Despite the judicial restriction, states have intensified efforts during the past few years to capture taxes lost in the modern e-commerce economy. According to MultiState Associates Inc., 34 states introduced 81 pieces of legislation during 2017 to recover revenue from digital commerce, and at least 14 measures have surfaced in six states during 2018—although a few bills have already died in New Mexico.
Brunori said that the Wayfair case, not the federal tax changes, will be the dominant development for sales tax purposes. In particular, there’s been a push among several states to implement Colorado-style notice and reporting regimes.

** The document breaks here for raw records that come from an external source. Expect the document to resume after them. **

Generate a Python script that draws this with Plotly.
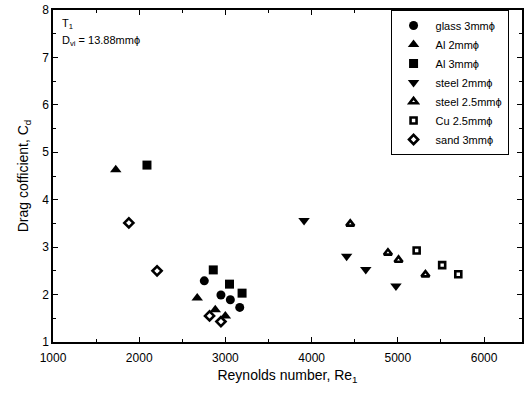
import plotly.graph_objects as go

glass_x = [2755, 2948, 3057, 3166]
glass_y = [2.29, 1.99, 1.89, 1.73]
al2_x = [1728, 2673, 2882, 2999]
al2_y = [4.63, 1.93, 1.68, 1.55]
al3_x = [2090, 2859, 3047, 3193]
al3_y = [4.73, 2.52, 2.22, 2.03]
steel2_x = [3912, 4406, 4628, 4978]
steel2_y = [3.56, 2.81, 2.53, 2.18]
steel25_x = [4448, 4885, 5008, 5320]
steel25_y = [3.49, 2.88, 2.73, 2.42]
cu_x = [5218, 5514, 5701]
cu_y = [2.93, 2.62, 2.43]
sand_x = [1880, 2207, 2816, 2948]
sand_y = [3.51, 2.50, 1.55, 1.43]

series = [
    ("glass 3mm\u03d5", glass_x, glass_y, "circle", 9),
    ("Al 2mm\u03d5", al2_x, al2_y, "triangle-up", 10),
    ("Al 3mm\u03d5", al3_x, al3_y, "square", 9),
    ("steel 2mm\u03d5", steel2_x, steel2_y, "triangle-down", 10),
    ("steel 2.5mm\u03d5", steel25_x, steel25_y, "triangle-up-open", 7),
    ("Cu 2.5mm\u03d5", cu_x, cu_y, "square-open", 6),
    ("sand 3mm\u03d5", sand_x, sand_y, "diamond-open", 7),
]

fig = go.Figure()
for name, xs, ys, sym, sz in series:
    fig.add_trace(go.Scatter(
        x=xs, y=ys, mode="markers", name=name,
        marker=dict(symbol=sym, size=sz, color="black",
                    line=dict(color="black", width=2.6 if "open" in sym else 0)),
    ))

font = "Liberation Sans, Arial, sans-serif"
fig.update_layout(
    width=524, height=399,
    margin=dict(l=53, r=0, t=10, b=57),
    paper_bgcolor="white", plot_bgcolor="white",
    font=dict(family=font, color="black", size=12),
    showlegend=True,
    legend=dict(x=(392 - 53) / (524 - 53), y=1, yanchor="top", xanchor="left",
                bordercolor="black", borderwidth=1, bgcolor="white",
                font=dict(size=11), tracegroupgap=0, itemwidth=34),
    xaxis=dict(range=[1000, 6440], tickvals=[1000, 2000, 3000, 4000, 5000, 6000],
               ticks="inside", ticklen=5, tickwidth=1, tickcolor="black",
               minor=dict(dtick=500, ticks="inside", ticklen=3, tickcolor="black"),
               showline=True, linecolor="black", linewidth=1.5, mirror="ticks",
               showgrid=False, zeroline=False, ticklabelstandoff=4,
               tickfont=dict(size=12),
               title=dict(text="Reynolds number, Re<sub>1</sub>", font=dict(size=14), standoff=6)),
    yaxis=dict(range=[1, 8], dtick=1,
               ticks="inside", ticklen=5, tickwidth=1, tickcolor="black",
               minor=dict(dtick=0.5, ticks="inside", ticklen=3, tickcolor="black"),
               showline=True, linecolor="black", linewidth=1.5, mirror="ticks",
               showgrid=False, zeroline=False,
               tickfont=dict(size=12),
               title=dict(text="Drag cofficient, C<sub>d</sub>", font=dict(size=14), standoff=10)),
    annotations=[
        dict(text="T<sub>1</sub>", xref="paper", yref="paper", x=0.015, y=0.985,
             xanchor="left", yanchor="top", showarrow=False, font=dict(size=11)),
        dict(text="D<sub>vi</sub> = 13.88mm\u03d5", xref="paper", yref="paper", x=0.015, y=0.935,
             xanchor="left", yanchor="top", showarrow=False, font=dict(size=11)),
    ],
)

fig.write_html("out.html")
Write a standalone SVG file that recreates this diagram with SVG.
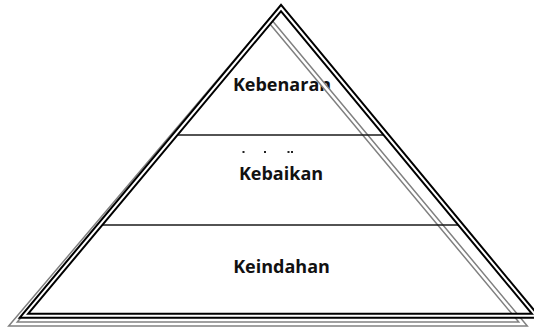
<svg xmlns="http://www.w3.org/2000/svg" width="534" height="331" viewBox="0 0 534 331">
<style>
.lbl{font-family:"Open Sans","Liberation Sans",sans-serif;font-weight:bold;font-size:18px;fill:#111;text-anchor:middle}
.gO{fill:none;stroke:#808080;stroke-width:5.5;stroke-linejoin:miter;stroke-miterlimit:20}
.gI{fill:none;stroke:#fff;stroke-width:2.5;stroke-linejoin:miter;stroke-miterlimit:20}
.bO{fill:none;stroke:#000;stroke-width:6;stroke-linejoin:miter;stroke-miterlimit:20}
.bI{fill:none;stroke:#fff;stroke-width:2;stroke-linejoin:miter;stroke-miterlimit:20}
.div{stroke:#1a1a1a;stroke-width:1.5}
</style>
<rect width="534" height="331" fill="#fff"/>
<g id="level-kebenaran"><text class="lbl" x="282" y="91">Kebenaran</text></g>
<g id="level-kebaikan">
<text class="lbl" x="281" y="180">Kebaikan</text>
<rect x="242.5" y="151" width="2" height="2" fill="#222"/>
<rect x="264" y="151" width="2" height="2" fill="#222"/>
<rect x="287.5" y="151" width="2" height="2" fill="#222"/>
<rect x="291" y="151" width="2" height="2" fill="#222"/>
</g>
<g id="level-keindahan"><text class="lbl" x="281.5" y="273">Keindahan</text></g>
<g id="shadow">
<polygon class="gO" points="270,21 523,324 13,324"/>
<polygon class="gI" points="270,21 523,324 13,324"/>
</g>
<g id="connectors">
<line class="div" x1="175" y1="135" x2="387" y2="135"/>
<line class="div" x1="100" y1="225" x2="461" y2="225"/>
</g>
<g id="pyramid">
<polygon class="bO" points="281,8 536,315.7 24,315.7"/>
<polygon class="bI" points="281,8 536,315.7 24,315.7"/>
</g>
</svg>
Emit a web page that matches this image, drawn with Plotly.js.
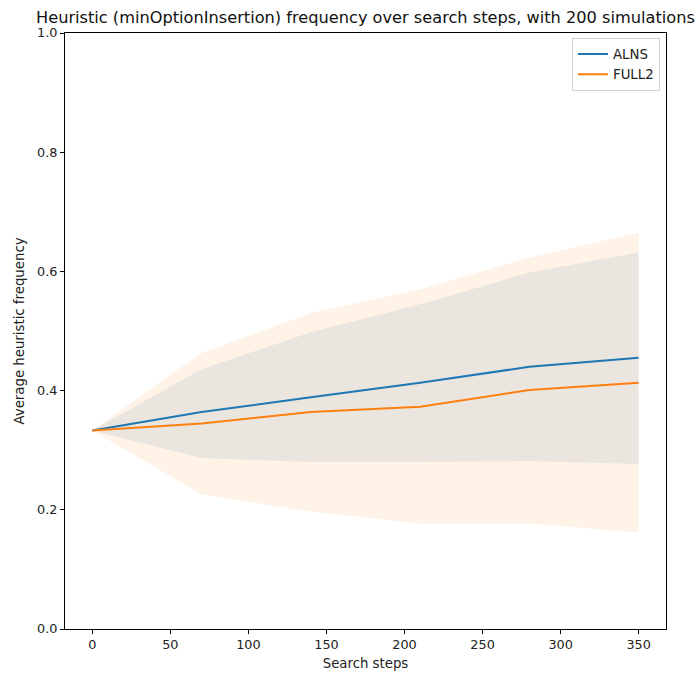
<!DOCTYPE html>
<html>
<head>
<meta charset="utf-8">
<script src="https://cdn.plot.ly/plotly-3.0.1.min.js"></script>
<style>html,body{margin:0;padding:0;background:#fff;}#chart{width:699px;height:675px;}</style>
</head>
<body>
<div id="chart"></div>
<script>
// Data
const steps = [0, 70, 140, 210, 280, 350];
const alnsMean  = [0.333, 0.364, 0.389, 0.413, 0.440, 0.455];
const alnsUpper = [0.333, 0.436, 0.498, 0.545, 0.598, 0.632];
const alnsLower = [0.333, 0.287, 0.280, 0.280, 0.282, 0.277];
const full2Mean  = [0.333, 0.345, 0.364, 0.373, 0.401, 0.413];
const full2Upper = [0.333, 0.463, 0.530, 0.570, 0.623, 0.665];
const full2Lower = [0.333, 0.226, 0.197, 0.177, 0.177, 0.162];
const seriesNames = ['ALNS', 'FULL2'];
const xTicks = [0, 50, 100, 150, 200, 250, 300, 350];
const yTicks = [0, 0.2, 0.4, 0.6, 0.8, 1.0];

function band(upper, lower, color) {
  return {
    x: steps.concat(steps.slice().reverse()),
    y: upper.concat(lower.slice().reverse()),
    type: 'scatter', mode: 'lines', fill: 'toself',
    fillcolor: color, line: {width: 0, color: 'rgba(0,0,0,0)'},
    showlegend: false, hoverinfo: 'skip'
  };
}

const traces = [
  band(alnsUpper, alnsLower, 'rgba(31,119,180,0.1)'),
  band(full2Upper, full2Lower, 'rgba(255,127,14,0.1)'),
  {x: steps, y: alnsMean, type: 'scatter', mode: 'lines', name: seriesNames[0],
   line: {color: '#1f77b4', width: 2}},
  {x: steps, y: full2Mean, type: 'scatter', mode: 'lines', name: seriesNames[1],
   line: {color: '#ff7f0e', width: 2}}
];

const fam = 'DejaVu Sans, sans-serif';
const tickFont = {family: fam, size: 12.8, color: '#222'};
const labelFont = {family: fam, size: 13.3, color: '#222'};
const layout = {
  width: 699, height: 675,
  margin: {l: 65, r: 33, t: 33, b: 46},
  paper_bgcolor: '#fff', plot_bgcolor: '#fff',
  font: tickFont,
  title: {text: 'Heuristic (minOptionInsertion) frequency over search steps, with 200 simulations',
          font: {family: fam, size: 16.2, color: '#111'},
          xref: 'container', x: 36/699, xanchor: 'left', yref: 'container', y: 1 - 17/675, yanchor: 'middle'},
  xaxis: {range: [-17.5, 367.5], tickvals: xTicks, ticktext: xTicks.map(String),
          ticks: 'outside', ticklen: 4, tickcolor: '#000', showline: true, mirror: true,
          linecolor: '#000', linewidth: 1, showgrid: false, zeroline: false, tickfont: tickFont,
          title: {text: 'Search steps', font: labelFont, standoff: 7}},
  yaxis: {range: [0, 1], tickvals: yTicks, ticktext: yTicks.map(v => v.toFixed(1)),
          ticks: 'outside', ticklen: 4, tickcolor: '#000', showline: true, mirror: true,
          linecolor: '#000', linewidth: 1, showgrid: false, zeroline: false, tickfont: tickFont,
          title: {text: 'Average heuristic frequency', font: labelFont, standoff: 9}},
  legend: {x: 0.99, y: 0.992, xanchor: 'right', yanchor: 'top',
           bgcolor: 'rgba(255,255,255,0.8)', bordercolor: '#d0d0d0', borderwidth: 1,
           font: labelFont, tracegroupgap: 2},
  showlegend: true
};

Plotly.newPlot('chart', traces, layout, {displayModeBar: false, staticPlot: true});
</script>
</body>
</html>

“What I’ve heard from a couple of states is, whether Quill stands or falls, we’re going to keep pursuing this,” Brunori said regarding the notice/reporting trend.
Aside from the state-level tax trends, several jurisdictions are mulling different approaches designed to mitigate the increased state and local tax burdens from the federal tax changes. Under the new law, taxpayers who itemize deductions on their federal return may deduct up to $10,000 in state and local sales, individual income, and property taxes. Previously the SALT deduction was unlimited.
Legislation allowing for charitable contributions to avoid the cap has been filed or is being considered in several states, including California, Connecticut, Illinois, Maryland, Nebraska, New Jersey, New York, and Virginia for income tax, and Washington for sales tax.
“I would be surprised if it worked,” Yesnowitz said.
He further highlighted issues with another SALT deduction workaround—shifting from taxing wage earners’ personal income to an employer payroll tax system—which has generated several concerns. In New York, for example, Gov. Andrew M. Cuomo’s proposed voluntary payroll tax would be phased in over three years beginning in the 2019 tax year. Employers would pay a 1.5 percent payroll tax in the first year, 3 percent in the second year, and 5 percent in the third and final year.
The payroll tax structure “works for payroll tax. It doesn’t work for partners and professional services firms,” Yesnowitz said. “It doesn’t work for non-wage earners.”
Meanwhile, the new federal “deemed repatriation” provisions might provide the impetus for states to repeal their tax haven laws.
Six states and the District of Columbia have enacted tax haven laws. In general, states have adopted one of two strategies. Montana and Oregon identify specific jurisdictions as tax havens, the “blacklist” approach. Tax haven laws in Alaska, Connecticut, Rhode Island, West Virginia, and the District of Columbia attempt to define what makes a country a tax haven, according to Bloomberg Tax data.
Through the federal tax law, Congress scrapped the previous international tax system for corporations—an unusual arrangement that allowed companies to defer U.S. income taxes on foreign earnings until they returned the income to the U.S. That “deferral” provision led companies to stockpile an estimated $3.1 trillion offshore and many, including Apple, were criticized for the moves.
From the audience, Doug Lindholm, president and executive director for the Council On State Taxation, said the return of money held offshore should encourage states to repeal tax haven regimes. A measure is advancing through the Oregon Legislature to repeal its tax haven statute.